The most infamous example of this is the Nixon DOJ’s antitrust case against the International Telephone & Telegraph Corporation (IT&T), which was resolved with a notoriously weak settlement that looked more like a giveaway than a serious effort to address competitive problems. It later came to light that, shortly before the settlement, IT&T donated $400,000 to the Republican National Committee that helped reelect Nixon in 1972. The episode wasn’t written off as an exercise of agency discretion; instead Congress passed the Tunney Act, which, to this day, requires the DOJ to submit to federal judicial review when it files an antitrust complaint in federal court and opts to settle instead of litigate.
When the OPR memo concludes that no policies would be violated even if the whistleblower allegations are true, it is best read as speaking to the issuance of Second Requests in circumstances where competitive concerns may appear to be remote. If the memo were read to suggest that pretextual Second Requests are perfectly okay, that would be antithetical to the agency’s basic mission.

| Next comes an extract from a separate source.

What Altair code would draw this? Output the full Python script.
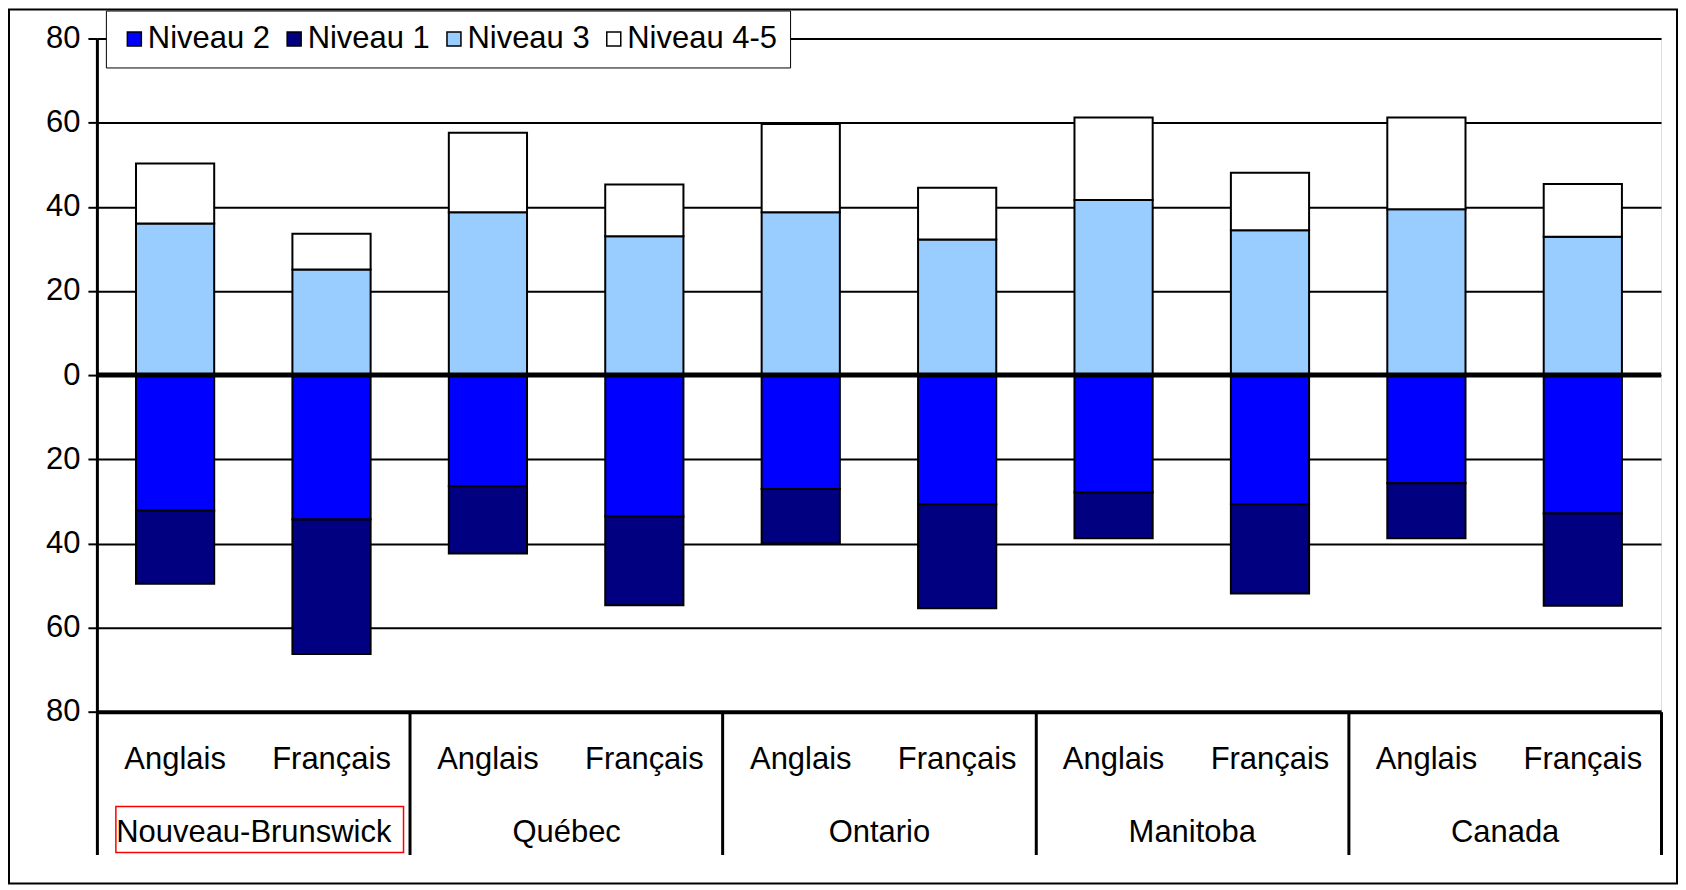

As Assistant Attorney General Delrahim put it in a 2018 speech, “the Department of Justice is the only the only agency in the federal government with a moral imperative in its name.”
— Special new addition —
Stuart M. Gerson, a former Acting Attorney General of the United States, Assistant Attorney General, and Assistant United States Attorney:
These legal issues involve a segment of my current professional activities; I am part of a team in a merger case that is attempting to fend off a second request. So, I am particularly sympathetic to the gravity of the whistleblowers’ allegations and the cost and complexity of compliance. As an ethical and substantive matter, it certainly is unacceptable to pursue a second request without reason to believe that the underlying transaction might violate the antitrust laws, for example, if the Herfindahl-Hirschman Index exceeds normative levels. And that certainly is the general practice of the two antitrust enforcement agencies. The OPR letter opines that this isn’t a requirement, and that a fake investigation for political purposes doesn’t violate any law or departmental regulation. If it doesn’t, it should.
There certainly are times when governmental artifice can be justified, for example, in the area of counterintelligence. However, conducting actual fraudulent investigations against citizens to whom the government is responsible not only deprives them of due process, but is criminal in and of itself.